BP installed the first intelligent wet-mate system in a producing well offshore Scotland. Baker Hughes intelligent production systems engineers partnered with the operator to coordinate all offshore operations. The Baker Hughes XACT downhole acoustic telemetry service afforded real-time monitoring of run-in parameters and helped navigate through narrow tolerance openhole sections to successfully install the lower completion with no HSE issues. After cleaning the wellbore and landing the upper completion, the SureCONNECT system successfully mated to provide optical continuity from toe to surface. The operator confirmed connectivity between the lower and upper completions on all six fibers.

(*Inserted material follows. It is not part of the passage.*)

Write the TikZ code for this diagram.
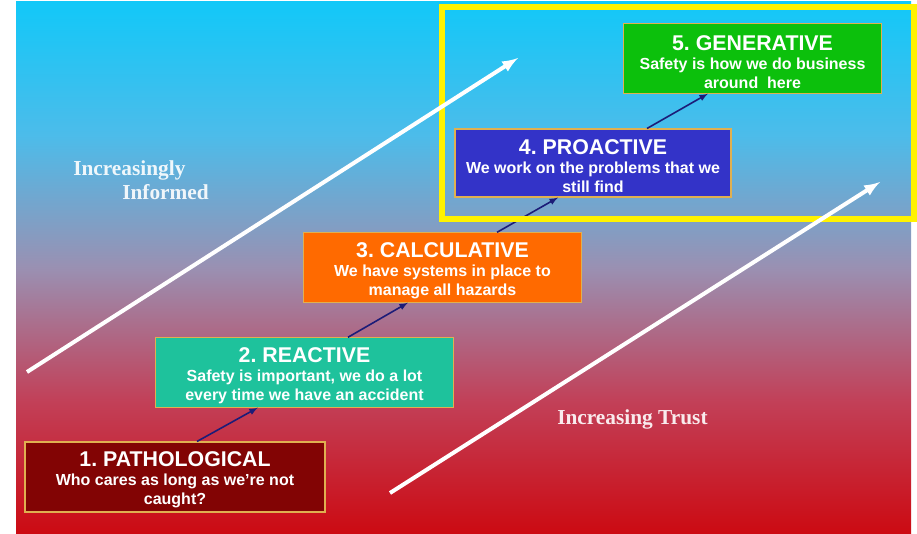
\documentclass[tikz,border=0pt]{standalone}
\usepackage{fontspec}
\setmainfont{Liberation Serif}
\setsansfont{Liberation Sans}
\usetikzlibrary{positioning}
\frenchspacing

\definecolor{bgtop}{HTML}{12C8F8}
\definecolor{bgupper}{HTML}{4CBCEA}
\definecolor{bgmid}{HTML}{9A90B2}
\definecolor{bglower}{HTML}{C24058}
\definecolor{bgbottom}{HTML}{CC0A12}
\definecolor{stageline}{HTML}{E0B050}
\definecolor{patho}{HTML}{820404}
\definecolor{react}{HTML}{1EC29C}
\definecolor{calcul}{HTML}{FF6A00}
\definecolor{proact}{HTML}{3333C8}
\definecolor{gener}{HTML}{0CC00C}
\definecolor{linkblue}{HTML}{1C1C78}

\pgfdeclareverticalshading{bgshade}{100bp}{color(0bp)=(bgbottom); color(25bp)=(bgbottom);
  color(37.5bp)=(bglower); color(50bp)=(bgmid); color(62.5bp)=(bgupper);
  color(75bp)=(bgtop); color(100bp)=(bgtop)}

\newcommand{\stagetitle}[1]{{\fontsize{16}{18}\selectfont\rule{0pt}{16pt}#1}}

\begin{document}
\begin{tikzpicture}[x=0.75pt,y=-0.75pt,
    stage/.style={draw=stageline, line width=0.8pt, align=center, text=white,
                  inner sep=0pt,
                  font=\sffamily\bfseries\fontsize{12}{14.25}\selectfont},
    stagelink/.style={draw=linkblue, line width=1.2pt, -latex},
    trend/.style={draw=white, line width=3pt, -latex},
    trendlabel/.style={text=white, text opacity=0.9, inner sep=0pt,
                       font=\rmfamily\bfseries\fontsize{16}{19}\selectfont}]

    \useasboundingbox (0,0) rectangle (917,534);
    \shade[shading=bgshade] (16,2) rectangle (911,534);

    % the five stages
    \node (s1) [stage, fill=patho, minimum width=225pt, minimum height=52.5pt] at (175,477)
      {\stagetitle{1. PATHOLOGICAL}\\ Who cares as long as we’re not\\ caught?};
    \node (s2) [stage, fill=react, minimum width=224pt, minimum height=52pt] at (304.5,372.5)
      {\stagetitle{2. REACTIVE}\\ Safety is important, we do a lot\\ every time we have an accident};
    \node (s3) [stage, fill=calcul, minimum width=208pt, minimum height=52pt] at (442.5,267.5)
      {\stagetitle{3. CALCULATIVE}\\ We have systems in place to\\ manage all hazards};
    \node (s4) [stage, fill=proact, minimum width=207pt, minimum height=51pt] at (593,163)
      {\stagetitle{4. PROACTIVE}\\ We work on the problems that we\\ still find};
    \node (s5) [stage, fill=gener, minimum width=193pt, minimum height=52pt] at (752.5,58.5)
      {\stagetitle{5. GENERATIVE}\\ Safety is how we do business\\ around~ here};

    \foreach \a/\b/\p/\q in {s1/s2/16.5pt/-35pt, s2/s3/32.6pt/-25.9pt,
                             s3/s4/40.9pt/-26.2pt, s4/s5/40.5pt/-33.4pt} {
      \draw[stagelink] ([xshift=\p]\a.north) -- ([xshift=\q]\b.south);
    }

    % highlight of the upper two stages
    \draw[yellow, line width=4.5pt] (441.5,7) rectangle (913.5,219.5);

    % the two trends
    \coordinate (inf start) at (27,372);
    \coordinate (inf end) at (518,58);
    \coordinate (trust start) at (390,493);
    \coordinate (trust end) at (880,182);
    \draw[trend] (inf start) -- (inf end);
    \draw[trend] (trust start) -- (trust end);

    \node (inf1) [trendlabel, anchor=base west] at (73,176) {Increasingly};
    \node (inf2) [trendlabel, anchor=base west] at (122,200) {Informed};
    \node (trust) [trendlabel, anchor=base west] at (557,424) {Increasing Trust};

  \end{tikzpicture}
\end{document}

A fiber-optic surface interrogation unit was installed to transfer the data to the operator’s SCADA system. Personnel could then read pressure and temperature data from the fiber-optic gauges and review distributed acoustic and temperature sensing traces that were recorded throughout the entire length of the completion.
The operator deployed the wet-mate system in a second well, this time a water injector with four separate zones in the lower completion. As before, the XACT service was deployed as part of the running string to aid in navigation through the openhole section. XACT’s live data transmission confirmed the amount of compression at the running tool, which allowed the set down weight to be adjusted at the surface and enabled the tool’s efficient release.

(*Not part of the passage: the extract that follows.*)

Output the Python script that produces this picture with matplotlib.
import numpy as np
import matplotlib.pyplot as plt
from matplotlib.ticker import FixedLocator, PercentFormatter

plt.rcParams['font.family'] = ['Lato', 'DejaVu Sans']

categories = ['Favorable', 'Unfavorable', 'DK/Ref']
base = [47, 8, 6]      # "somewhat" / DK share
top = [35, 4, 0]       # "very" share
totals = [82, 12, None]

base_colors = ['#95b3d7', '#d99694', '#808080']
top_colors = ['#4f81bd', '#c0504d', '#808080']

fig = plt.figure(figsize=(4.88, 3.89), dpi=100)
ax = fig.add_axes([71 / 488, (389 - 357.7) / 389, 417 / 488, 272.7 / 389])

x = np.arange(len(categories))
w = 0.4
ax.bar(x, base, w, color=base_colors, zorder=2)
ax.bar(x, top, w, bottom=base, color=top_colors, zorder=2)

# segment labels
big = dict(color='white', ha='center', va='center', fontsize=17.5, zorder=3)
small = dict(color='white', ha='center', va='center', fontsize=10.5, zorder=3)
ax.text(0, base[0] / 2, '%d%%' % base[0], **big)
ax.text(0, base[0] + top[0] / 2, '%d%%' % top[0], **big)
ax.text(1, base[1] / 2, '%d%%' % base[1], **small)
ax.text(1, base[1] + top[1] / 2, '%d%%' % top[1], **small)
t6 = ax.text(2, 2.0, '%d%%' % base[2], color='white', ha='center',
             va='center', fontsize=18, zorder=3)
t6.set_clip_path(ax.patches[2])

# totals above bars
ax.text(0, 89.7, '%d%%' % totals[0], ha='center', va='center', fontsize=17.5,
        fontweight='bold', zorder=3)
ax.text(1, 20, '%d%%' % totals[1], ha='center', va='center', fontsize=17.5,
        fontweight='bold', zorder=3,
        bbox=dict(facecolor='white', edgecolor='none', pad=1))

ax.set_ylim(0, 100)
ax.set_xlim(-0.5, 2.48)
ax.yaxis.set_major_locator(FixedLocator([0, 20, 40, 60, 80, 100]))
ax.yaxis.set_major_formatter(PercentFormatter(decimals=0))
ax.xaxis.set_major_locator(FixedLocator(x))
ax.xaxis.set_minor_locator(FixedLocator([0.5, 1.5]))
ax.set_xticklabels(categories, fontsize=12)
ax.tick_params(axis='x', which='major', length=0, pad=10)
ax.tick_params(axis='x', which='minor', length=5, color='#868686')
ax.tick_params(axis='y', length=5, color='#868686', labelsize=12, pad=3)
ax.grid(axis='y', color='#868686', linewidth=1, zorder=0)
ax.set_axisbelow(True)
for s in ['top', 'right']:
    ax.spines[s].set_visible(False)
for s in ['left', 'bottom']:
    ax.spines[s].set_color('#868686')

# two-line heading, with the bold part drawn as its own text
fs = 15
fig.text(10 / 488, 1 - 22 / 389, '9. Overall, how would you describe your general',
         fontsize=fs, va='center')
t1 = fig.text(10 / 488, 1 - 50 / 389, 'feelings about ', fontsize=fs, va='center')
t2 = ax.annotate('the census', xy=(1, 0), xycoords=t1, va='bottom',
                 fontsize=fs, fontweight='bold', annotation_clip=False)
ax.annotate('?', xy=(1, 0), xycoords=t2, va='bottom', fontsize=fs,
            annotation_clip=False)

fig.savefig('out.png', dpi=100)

The operation successfully linked six fiber-optic strands between the upper and lower completions nearly 1 mile below the seafloor, affording real-time monitoring across the entire wellbore for the life of the well. It also linked two lower completion zones with SureVIEW P/T gauges for continuous monitoring of well data and distributed temperature sensing data.
The operation was completed without any HSE incidents and about two weeks ahead of schedule—a 50% reduction in completion time from the previous install. Having access to the pressure/temperature data in this injector well will give the operator the ability to interpret and compare injection data throughout their complex reservoirs.

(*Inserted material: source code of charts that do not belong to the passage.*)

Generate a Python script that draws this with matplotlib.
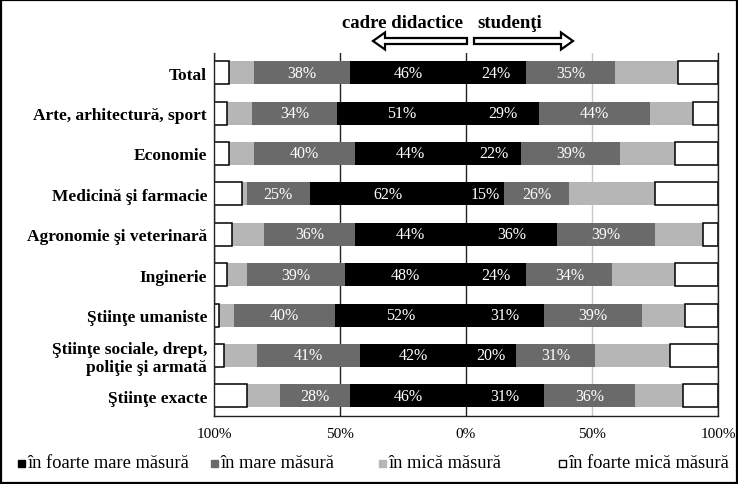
import matplotlib
matplotlib.use('Agg')
import matplotlib.pyplot as plt
import numpy as np
from matplotlib.patches import Rectangle, FancyArrow

plt.rcParams['font.family'] = ['Liberation Serif', 'DejaVu Serif']

# ---------------- data ----------------
categories = ["Total", "Arte, arhitectură, sport", "Economie", "Medicină şi farmacie",
              "Agronomie şi veterinară", "Inginerie", "Ştiinţe umaniste",
              "Ştiinţe sociale, drept,\npoliţie şi armată", "Ştiinţe exacte"]

# cadre didactice (left side)
cd_foarte_mare = [46, 51, 44, 62, 44, 48, 52, 42, 46]
cd_mare        = [38, 34, 40, 25, 36, 39, 40, 41, 28]
cd_mica        = [10, 10, 10, 2, 13, 8, 6, 13, 13]
cd_foarte_mica = [6, 5, 6, 11, 7, 5, 2, 4, 13]

# studenţi (right side)
st_foarte_mare = [24, 29, 22, 15, 36, 24, 31, 20, 31]
st_mare        = [35, 44, 39, 26, 39, 34, 39, 31, 36]
st_mica        = [25, 17, 22, 34, 19, 25, 17, 30, 19]
st_foarte_mica = [16, 10, 17, 25, 6, 17, 13, 19, 14]

legend_labels = ["în foarte mare măsură", "în mare măsură", "în mică măsură", "în foarte mică măsură"]
tick_values = [-100, -50, 0, 50, 100]
tick_labels = ["100%", "50%", "0%", "50%", "100%"]
side_titles = ["cadre didactice", "studenţi"]

colors = ['#000000', '#6a6a6a', '#b6b6b6', '#ffffff']
labelled = [True, True, False, False]

W, H = 738, 485
fig = plt.figure(figsize=(W / 100, H / 100), dpi=100)
ax_l, ax_r, ax_t, ax_b = 214, 718, 53.5, 417
ax = fig.add_axes([ax_l / W, 1 - ax_b / H, (ax_r - ax_l) / W, (ax_b - ax_t) / H])

y = np.arange(len(categories))
bar_h = 0.57

left_series = [cd_foarte_mare, cd_mare, cd_mica, cd_foarte_mica]
right_series = [st_foarte_mare, st_mare, st_mica, st_foarte_mica]

cum = np.zeros(len(categories))
for vals, col, lab in zip(left_series, colors, labelled):
    v = np.array(vals, dtype=float)
    ec = 'black' if col == '#ffffff' else 'none'
    ax.barh(y, -v, left=-cum, height=bar_h, color=col, edgecolor=ec, linewidth=1.1, zorder=2)
    if lab:
        for yi, (c0, vi) in enumerate(zip(cum, v)):
            ax.text(-(c0 + vi / 2), yi, f"{int(vi)}%", color='white', ha='center', va='center',
                    fontsize=11.5, zorder=3)
    cum += v

cum = np.zeros(len(categories))
for vals, col, lab in zip(right_series, colors, labelled):
    v = np.array(vals, dtype=float)
    ec = 'black' if col == '#ffffff' else 'none'
    ax.barh(y, v, left=cum, height=bar_h, color=col, edgecolor=ec, linewidth=1.1, zorder=2)
    if lab:
        for yi, (c0, vi) in enumerate(zip(cum, v)):
            ax.text(c0 + vi / 2, yi, f"{int(vi)}%", color='white', ha='center', va='center',
                    fontsize=11.5, zorder=3)
    cum += v

ax.set_xlim(-100, 100)
ax.set_ylim(len(categories) - 0.5, -0.5)
ax.set_yticks(y)
ax.set_yticklabels(categories, fontweight='bold', fontsize=12.5, linespacing=1.12)
ax.set_xticks(tick_values)
ax.set_xticklabels(tick_labels, fontsize=11)
ax.tick_params(axis='both', length=0)
ax.tick_params(axis='y', pad=5)
ax.tick_params(axis='x', pad=8)

ax.grid(axis='x', zorder=0)
ax.set_axisbelow(True)
grid_colors = ['#222222', '#222222', '#222222', '#c8c8c8', '#222222']
for gl, gc in zip(ax.xaxis.get_gridlines(), grid_colors):
    gl.set_color(gc)
    gl.set_linewidth(1.0)

ax.spines['top'].set_visible(False)
for s in ['left', 'right', 'bottom']:
    ax.spines[s].set_color('#222222')
    ax.spines[s].set_linewidth(1.0)

# overlay in pixel coordinates for header, arrows, legend, border
ov = fig.add_axes([0, 0, 1, 1], zorder=5)
ov.set_xlim(0, W)
ov.set_ylim(H, 0)
ov.axis('off')

ov.text(463, 24, side_titles[0], ha='right', va='center', fontweight='bold', fontsize=13.5)
ov.text(477, 24, side_titles[1], ha='left', va='center', fontweight='bold', fontsize=13.5)
ov.add_patch(FancyArrow(467, 42, -94, 0, width=6, head_width=17, head_length=12,
                        length_includes_head=True, fc='white', ec='black', lw=1.6))
ov.add_patch(FancyArrow(474, 42, 99, 0, width=6, head_width=17, head_length=12,
                        length_includes_head=True, fc='white', ec='black', lw=1.6))

leg_x = [18, 211, 379, 559]
leg_y = 464
for lx, lab, col in zip(leg_x, legend_labels, colors):
    ov.add_patch(Rectangle((lx, leg_y - 3.5), 7, 7, fc=col, ec='black' if col == '#ffffff' else col, lw=1))
    ov.text(lx + 9, leg_y, lab, ha='left', va='center', fontsize=13.3)

ov.add_patch(Rectangle((1, 1), W - 2, H - 2, fill=False, ec='black', lw=1.6))

fig.savefig('out.png', dpi=100)
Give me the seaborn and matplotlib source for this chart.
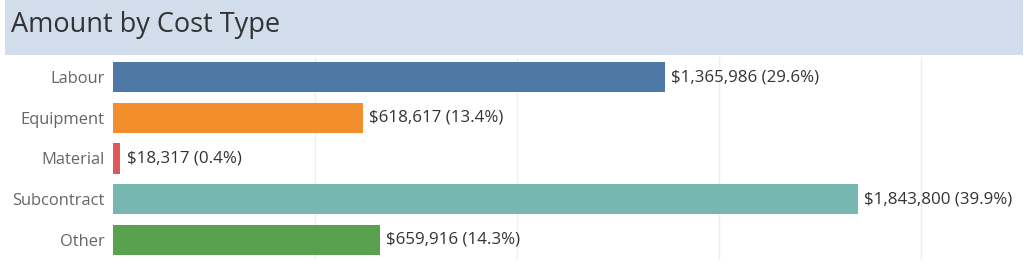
import matplotlib
matplotlib.use("Agg")
import matplotlib.pyplot as plt
from matplotlib.patches import Rectangle
import seaborn as sns
import pandas as pd

categories = ["Labour", "Equipment", "Material", "Subcontract", "Other"]
amounts = [1365986, 618617, 18317, 1843800, 659916]
percents = [29.6, 13.4, 0.4, 39.9, 14.3]
colors = ["#4E79A7", "#F28E2B", "#E15759", "#76B7B2", "#59A14F"]
grid_ticks = [500000, 1000000, 1500000, 2000000]

sns.set_theme(style="white")
plt.rcParams["font.family"] = ["Open Sans", "DejaVu Sans"]

df = pd.DataFrame({"Cost Type": categories, "Amount": amounts})

W, H = 1024, 266
fig = plt.figure(figsize=(W / 100, H / 100), dpi=100)
fig.patch.set_facecolor("white")

# title band
fig.patches.append(Rectangle((5 / W, (H - 55) / H), (1018) / W, 55 / H,
                             transform=fig.transFigure, facecolor="#D1DDEA",
                             edgecolor="none", zorder=0))
fig.text(11 / W, (H - 25) / H, "Amount by Cost Type", fontsize=19.5,
         color="#333333", va="center", ha="left")

ax = fig.add_axes([113 / W, (H - 260.2) / H, (W - 113) / W, (260.2 - 56.7) / H])
sns.barplot(data=df, y="Cost Type", x="Amount", hue="Cost Type",
            palette=colors, order=categories, orient="h", width=0.74,
            legend=False, ax=ax, saturation=1, edgecolor="none", linewidth=0)

ax.set_xlim(0, 2.255e6)
ax.set_xticks(grid_ticks)
ax.xaxis.grid(True, color="#EEEEEE", linewidth=1)
ax.set_axisbelow(True)
ax.tick_params(axis="x", bottom=False, labelbottom=False)
ax.tick_params(axis="y", left=False, length=0, labelsize=11.9,
               labelcolor="#666666", pad=6)
ax.set_xlabel("")
ax.set_ylabel("")
for s in ax.spines.values():
    s.set_visible(False)

for i, (a, p) in enumerate(zip(amounts, percents)):
    ax.annotate(f"${a:,} ({p}%)", xy=(a, i), xytext=(4.5, 0),
                textcoords="offset points", va="center", ha="left",
                fontsize=12.2, color="#333333")

fig.savefig("out.png", dpi=100)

Future plans include moving from remote data collection to remote actuation and control. With data collected across the reservoir, operators will be able to selectively segment their wells into zones that can be controlled independently.
In a producer well, this might mean remotely actuating and producing out of multiple zones that previously were only accessible from two or more wells, thus eliminating a well and delivering significant capex savings. For an injection well, remote actuation might translate to better injection control to ensure the desired sweep efficiency.
Continuing to work with operators like BP will be critical to developing these innovations in fiber-optics-aided monitoring and control. These developments promise production optimization benefits to operators around the globe, whether their assets are on the seafloor, an offshore platform or on land.